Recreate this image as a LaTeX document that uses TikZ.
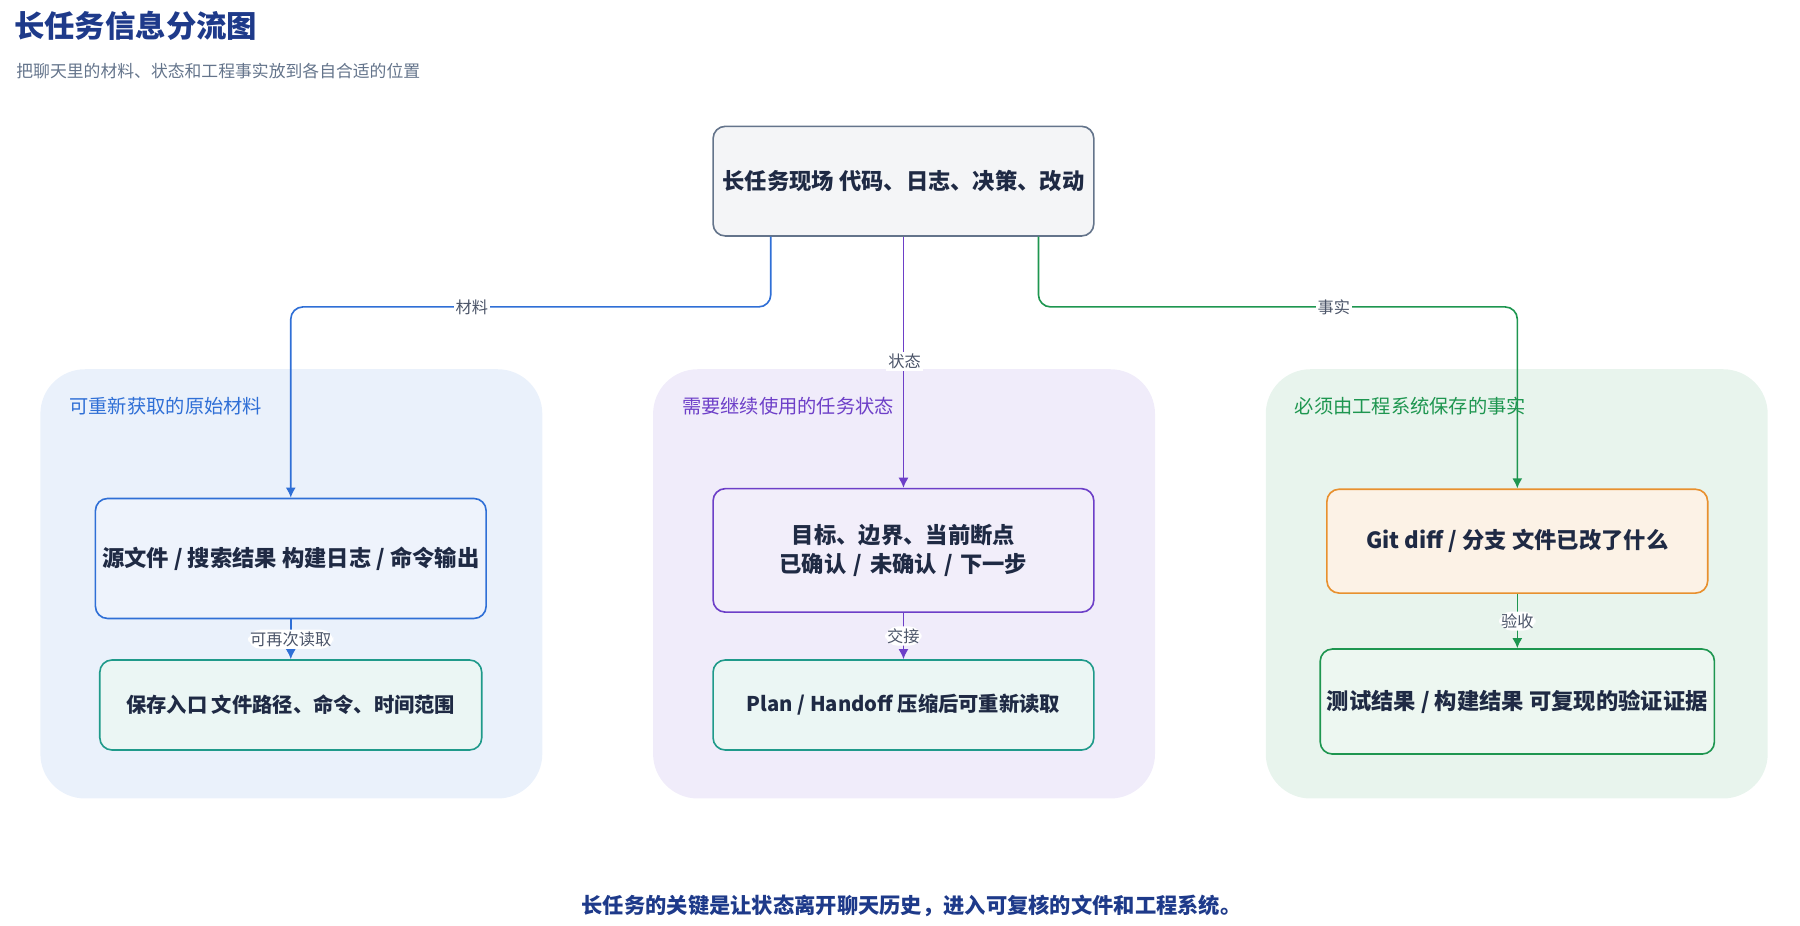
\documentclass[tikz,border=0pt]{standalone}
\usepackage{fontspec}
\setmainfont{Noto Sans CJK SC}
\usetikzlibrary{arrows.meta}
\definecolor{ink}{HTML}{1F2A44}
\definecolor{navy}{HTML}{1E3A8A}
\definecolor{slate}{HTML}{64748B}
\definecolor{cblue}{HTML}{2F6FD6}
\definecolor{cpurp}{HTML}{6D3FC8}
\definecolor{cgreen}{HTML}{1E9650}
\definecolor{cteal}{HTML}{1F9A8A}
\definecolor{corange}{HTML}{E8902E}
\tikzset{
  box/.style={draw, rounded corners=6, line width=0.8pt, text=ink, font=\fontsize{11}{14}\selectfont\bfseries, align=center},
  group/.style={rounded corners=22, draw=none},
  glabel/.style={anchor=west, font=\fontsize{9.5}{12}\selectfont},
  elabel/.style={fill=white, inner sep=1pt, text=ink!80, font=\fontsize{8}{10}\selectfont},
  link/.style={line width=0.8pt, rounded corners=6, -{Latex[length=5pt,width=5pt]}}
}
\begin{document}
\begin{tikzpicture}[x=0.02cm, y=-0.02cm]
\useasboundingbox (0,0) rectangle (1560,802);

\node[anchor=west, text=navy, font=\fontsize{15}{18}\selectfont\bfseries] (title) at (6,22) {长任务信息分流图};
\node[anchor=west, text=slate, font=\fontsize{8.3}{10}\selectfont] (sub) at (8,62) {把聊天里的材料、状态和工程事实放到各自合适的位置};

% groups
\fill[group, fill=cblue!10] (35,320) rectangle (470,692);
\fill[group, fill=cpurp!10] (566,320) rectangle (1001,692);
\fill[group, fill=cgreen!10] (1097,320) rectangle (1532,692);
\node[glabel, text=cblue] (gl) at (54,352) {可重新获取的原始材料};
\node[glabel, text=cpurp] (gm) at (585,352) {需要继续使用的任务状态};
\node[glabel, text=cgreen] (gr) at (1116,352) {必须由工程系统保存的事实};

% boxes
\node[box, draw=slate, fill=slate!7, minimum width=330*0.02cm, minimum height=95*0.02cm] (top) at (783,157) {长任务现场 代码、日志、决策、改动};
\node[box, draw=cblue, fill=cblue!8, minimum width=331*0.02cm, minimum height=104*0.02cm] (l1) at (252,484) {源文件 / 搜索结果 构建日志 / 命令输出};
\node[box, draw=cteal, fill=cteal!9, minimum width=331*0.02cm, minimum height=78*0.02cm, font=\fontsize{10}{12}\selectfont\bfseries] (l2) at (252,611) {保存入口 文件路径、命令、时间范围};
\node[box, draw=cpurp, fill=cpurp!9, minimum width=330*0.02cm, minimum height=107*0.02cm, text width=310*0.02cm] (m1) at (783,477) {目标、边界、当前断点 已确认 / 未确认 / 下一步};
\node[box, draw=cteal, fill=cteal!9, minimum width=330*0.02cm, minimum height=78*0.02cm, font=\fontsize{10}{12}\selectfont\bfseries] (m2) at (783,611) {Plan / Handoff 压缩后可重新读取};
\node[box, draw=corange, fill=corange!12, minimum width=330*0.02cm, minimum height=90*0.02cm] (r1) at (1315,469) {Git diff / 分支 文件已改了什么};
\node[box, draw=cgreen, fill=cgreen!8, minimum width=330*0.02cm, minimum height=91*0.02cm] (r2) at (1315,608) {测试结果 / 构建结果 可复现的验证证据};

% links
\coordinate (ta) at (668,205);
\coordinate (tc) at (900,205);
\draw[link, cblue] (ta) |- (400,266) -| (l1.north);
\draw[link, cpurp] (top.south) -- (m1.north);
\draw[link, cgreen] (tc) |- (1100,266) -| (r1.north);
\node[elabel] (e1) at (409,266) {材料};
\node[elabel] (e2) at (784,313) {状态};
\node[elabel] (e3) at (1156,266) {事实};
\draw[link, cblue] (l1) -- (l2) node[midway, elabel] {可再次读取};
\draw[link, cpurp] (m1) -- (m2) node[midway, elabel] {交接};
\draw[link, cgreen] (r1) -- (r2) node[midway, elabel] {验收};

\node[text=navy, font=\fontsize{10.5}{13}\selectfont\bfseries] (foot) at (790,785) {长任务的关键是让状态离开聊天历史，进入可复核的文件和工程系统。};
\end{tikzpicture}
\end{document}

-.-.-

Objective: Write out each line of the listing above, exactly, from its first line to the line holding "text=cgreen] (gr) at", inclusive. Skip the pictures.

Written response:
Recreate this image as a LaTeX document that uses TikZ.
\documentclass[tikz,border=0pt]{standalone}
\usepackage{fontspec}
\setmainfont{Noto Sans CJK SC}
\usetikzlibrary{arrows.meta}
\definecolor{ink}{HTML}{1F2A44}
\definecolor{navy}{HTML}{1E3A8A}
\definecolor{slate}{HTML}{64748B}
\definecolor{cblue}{HTML}{2F6FD6}
\definecolor{cpurp}{HTML}{6D3FC8}
\definecolor{cgreen}{HTML}{1E9650}
\definecolor{cteal}{HTML}{1F9A8A}
\definecolor{corange}{HTML}{E8902E}
\tikzset{
  box/.style={draw, rounded corners=6, line width=0.8pt, text=ink, font=\fontsize{11}{14}\selectfont\bfseries, align=center},
  group/.style={rounded corners=22, draw=none},
  glabel/.style={anchor=west, font=\fontsize{9.5}{12}\selectfont},
  elabel/.style={fill=white, inner sep=1pt, text=ink!80, font=\fontsize{8}{10}\selectfont},
  link/.style={line width=0.8pt, rounded corners=6, -{Latex[length=5pt,width=5pt]}}
}
\begin{document}
\begin{tikzpicture}[x=0.02cm, y=-0.02cm]
\useasboundingbox (0,0) rectangle (1560,802);

\node[anchor=west, text=navy, font=\fontsize{15}{18}\selectfont\bfseries] (title) at (6,22) {长任务信息分流图};
\node[anchor=west, text=slate, font=\fontsize{8.3}{10}\selectfont] (sub) at (8,62) {把聊天里的材料、状态和工程事实放到各自合适的位置};

% groups
\fill[group, fill=cblue!10] (35,320) rectangle (470,692);
\fill[group, fill=cpurp!10] (566,320) rectangle (1001,692);
\fill[group, fill=cgreen!10] (1097,320) rectangle (1532,692);
\node[glabel, text=cblue] (gl) at (54,352) {可重新获取的原始材料};
\node[glabel, text=cpurp] (gm) at (585,352) {需要继续使用的任务状态};
\node[glabel, text=cgreen] (gr) at (1116,352) {必须由工程系统保存的事实};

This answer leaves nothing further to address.